Water the companion plant in by hand immediately afterward, using a can or small watering can rather than relying on your standard camellia watering routine. The new companion needs establishing while the surrounding compost is still loose from planting.

Do all this gently. You’re tucking in neighbours, not renovating the pot. Over-digging causes more trouble than it solves.

Putting It Into Practice: My Seasonal Approach

If you’re new to underplanting potted camellias, start simple. Forget trying to maintain multiple permanent companions. Instead, adopt the seasonal swap approach I’ve relied on for years.

In September, plant winter violas in the outer third of your camellia pot. Choose varieties bred to tolerate shade and cool, moist conditions. Enjoy them from October through May while your camellia blooms. Late May or early June, as the flowers fade and the season warms, lift them out and compost them.

Leave the pot to the camellia alone through summer. No struggling heat-lovers. No constant fussing. The camellia grows unburdened. By September, lift the camellia for a root inspection, refresh the top layer of compost if needed, and start again with fresh violas.

It’s foolproof. It’s beautiful. And it respects what your camellia actually needs.

If you want to add a permanent dwarf fern or sedge to other pots, do so—but treat it as a long-term experiment. Understand that every two to three years, when you repot the camellia, you’ll be dividing and replanting that companion as well. That’s not a burden; it’s just realistic garden practice.

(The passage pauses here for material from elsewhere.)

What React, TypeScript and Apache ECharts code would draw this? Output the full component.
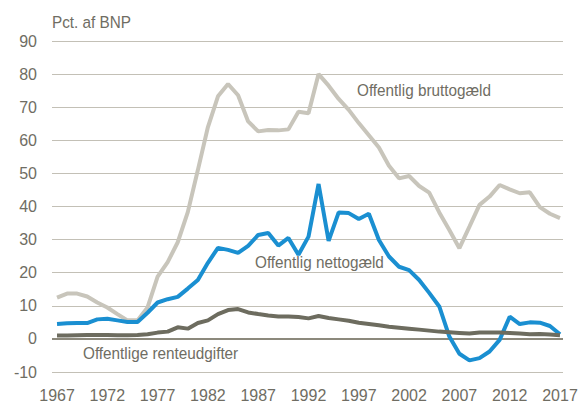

The beauty of companion plants for potted camellias isn’t that you can turn a single container into a cottage garden. It’s that you can extend the season of interest, add a flash of complementary colour, or introduce textural variety—all while honouring the camellia as the main event.

Choose shallow-rooted, acid-tolerant, low-demand companions. Plant them thoughtfully in the pot’s outer zone. Resist the urge to overcrowd. And when in doubt, go with seasonal violas. Your patio will be richer for it—and your camellias will thrive.